Ali's spiritual father wasn't Robert Maxwell after all. It was Shaggy, the Jamaican- born reggae-rapper who served as a US Marine in the first Iraq war of 1991. Ali's latest repudiation of sexing up the intelligence that led us into the second, in defiance of Major General Michael Laurie's recent letter to Chilcot, is lifted directly from "It Wasn't Me", the No 1 single in which Shaggy counsels a man whose girlfriend found him in flagrante with another to cleave to the categorical denial, however preposterously.

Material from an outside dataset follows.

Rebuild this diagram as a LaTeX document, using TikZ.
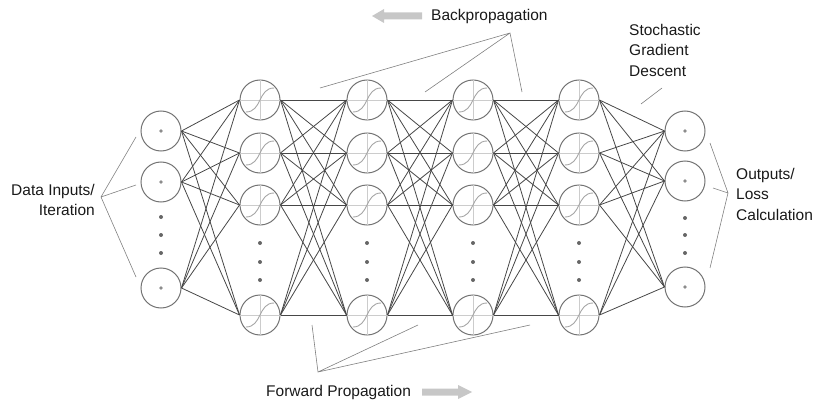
\documentclass[tikz,border=0pt]{standalone}
\usepackage{fontspec}
\setmainfont{Liberation Sans}
\begin{document}
\begin{tikzpicture}[x=1pt,y=-1pt,
  neuron/.style={circle,draw=black!55,line width=1pt,minimum size=40pt,inner sep=0pt},
  conn/.style={draw=black!72,line width=0.8pt},
  lead/.style={draw=black!50,line width=0.6pt},
  lbl/.style={font=\fontsize{15.5}{20.5}\selectfont,text=black!90,inner sep=0pt},
  dot/.style={circle,fill=black!60,inner sep=0pt,minimum size=4pt},
  big/.style={draw=none,fill=black!22}]
\useasboundingbox (0,0) rectangle (822,409);
% input layer
\foreach \j/\y in {1/131,2/182,3/288} {
  \node[neuron] (I\j) at (161,\y) {};
  \fill[black!45] (161,\y) circle (1.8pt);
}
\foreach \y [count=\k] in {217,235,253} \node[dot] (Id\k) at (161,\y) {};
% hidden layers
\foreach \i/\x in {1/260,2/367,3/473,4/579} {
  \foreach \j/\y in {1/100,2/153,3/205,4/315} {
    \node[neuron] (H\i-\j) at (\x,\y) {};
    \draw[black!20,line width=0.6pt] (\x-20,\y) -- (\x+20,\y) (\x,\y-20) -- (\x,\y+20);
    \draw[black!35,line width=0.9pt] (\x-14,\y+12) .. controls (\x+2,\y+12) and (\x-2,\y-12) .. (\x+14,\y-12);
  }
  \foreach \y [count=\k] in {243,262,280} \node[dot] (Hd\i-\k) at (\x,\y) {};
}
% output layer
\foreach \j/\y in {1/131,2/181,3/287} {
  \node[neuron] (O\j) at (685,\y) {};
  \fill[black!45] (685,\y) circle (1.8pt);
}
\foreach \y [count=\k] in {218,235,253} \node[dot] (Od\k) at (685,\y) {};
% connections
\foreach \a in {1,2,3} \foreach \b in {1,2,3,4} \draw[conn] (I\a.east) -- (H1-\b.west);
\foreach \i [evaluate=\i as \n using int(\i+1)] in {1,2,3}
  \foreach \a in {1,2,3,4} \foreach \b in {1,2,3,4} \draw[conn] (H\i-\a.east) -- (H\n-\b.west);
\foreach \a in {1,2,3,4} \foreach \b in {1,2,3} \draw[conn] (H4-\a.east) -- (O\b.west);
% labels
\node[lbl,align=right,anchor=east] (din) at (95,200) {Data Inputs/\\Iteration};
\coordinate (dA) at (101,197);
\coordinate (d1) at (136,137); \coordinate (d2) at (136,185); \coordinate (d3) at (136,277);
\draw[lead] (d1) -- (dA) -- (d3) (dA) -- (d2);

\node[lbl,align=left,anchor=west] (out) at (736,194) {Outputs/\\Loss\\Calculation};
\coordinate (oA) at (728,193);
\coordinate (o1) at (710,143); \coordinate (o2) at (713,188); \coordinate (o3) at (710,268);
\draw[lead] (o1) -- (oA) -- (o3) (oA) -- (o2);

\node[lbl,anchor=west] (bp) at (431,16) {Backpropagation};
\draw[big] (372,16) -- (384,9) -- (384,12.5) -- (422,12.5) -- (422,19.5) -- (384,19.5) -- (384,23) -- cycle;
\coordinate (bA) at (510,33);
\coordinate (b1) at (320,88); \coordinate (b2) at (425,92); \coordinate (b3) at (522,92);
\draw[lead] (b1) -- (bA) -- (b3) (bA) -- (b2);

\node[lbl,align=left,anchor=west] (sgd) at (629,50) {Stochastic\\Gradient\\Descent};
\coordinate (s1) at (641,104); \coordinate (s2) at (662,88);
\draw[lead] (s1) -- (s2);

\node[lbl,anchor=west] (fp) at (266,392) {Forward Propagation};
\draw[big] (422,388.5) -- (458,388.5) -- (458,385) -- (472,392) -- (458,399) -- (458,395.5) -- (422,395.5) -- cycle;
\coordinate (fA) at (318,372);
\coordinate (f1) at (312,325); \coordinate (f2) at (418,325); \coordinate (f3) at (530,325);
\draw[lead] (f1) -- (fA) -- (f3) (fA) -- (f2);
\end{tikzpicture}
\end{document}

"But she caught me on the counter (It wasn't me)
Saw me bangin' on the sofa (It wasn't me)
She even caught me on camera (It wasn't me)."

So far, so good. The problem was that, the second he realised the melody wouldn't work on the bagpipes, Ali stopped listening. He never heard the bit where Rik Rok repudiates Shaggy's advice with: "Gonna tell her that I'm sorry/ For the pain that I've caused/ I've been listening to your reasoning/ It makes no sense at all."

Say you're sorry, Ali, to the Kelly family, Andrew Gilligan, this country and Iraq. The catharsis can only do you good.

Incidentally, in the light of the evidence from this very model of a Major General – in my day, senior spooks kept schtum – might it be time for the BBC to cease hiring Ali as a guest and serialising his diaries? It is illegal for criminals to profit from their crimes. Surely the spirit of that law applies to suspected war criminals?

* Well done also to the CIA for the obvious fiction about Osama bin Laden's computer porn stash. As Alastair will confirm, sexual smearing is a traditional part of the propaganda process (see Hitler's gonadic shortfall and Saddam's tiny winkle), posthumous or otherwise. Besides, Ossie is in no position to say: "It wasn't mine".

* Hats of to have-a-go hero Nicky Campbell. On Friday, brave Nicky told 5 Live listeners how at 5.30am he saw a man trying to nick his bike from the garden, and scared him off by banging on the window. "Adrenalin completely took over. I would have gone into that garden and jumped on top of him stark naked." A captivating image (if only Jean Genet were around to make the film), and some explanation as to why that chap became so obsessed with 5 Live that his wife left him. It wasn't solely the warmth and wit of Victoria Derbyshire after all.

* Also following Shaggy's advice is Chris Huhne, who was taped urging silence on the person he allegedly cajoled into taking the three points for his speeding offence. For all the denials, the question seems less whether he can survive than which Lib Dem will replace him in Cabinet. With David Laws in disgrace, Nick Clegg may be tempted to hug a likely challenger to his bosom, and bring in Tim Farron or Simon Hughes. But I hope he plumps for Sarah Teather. Politics be damned, she's just so unbearably sweet.

* In better news for Chris, his love of driving fast offers hopes of a new career presenting Top Gear. Jeremy Clarkson is yet another in denial mode, in his case regarding claims that he has split from his missus. The bison-headed know-all has taken a flat in London's louche Bayswater, he insists, because he can't face commuting to the BBC studio from the marital home in Chipping Norton. This is about 65 miles, and even if he dawdled down the M40 at a stately 100mph, rather than the 240mph at which he once crossed Europe in a Bugatti, it would take 40 mins. Having lost the taste for speed, Jeremy should stand aside for Chris, whose former wife says that he "drives like a maniac".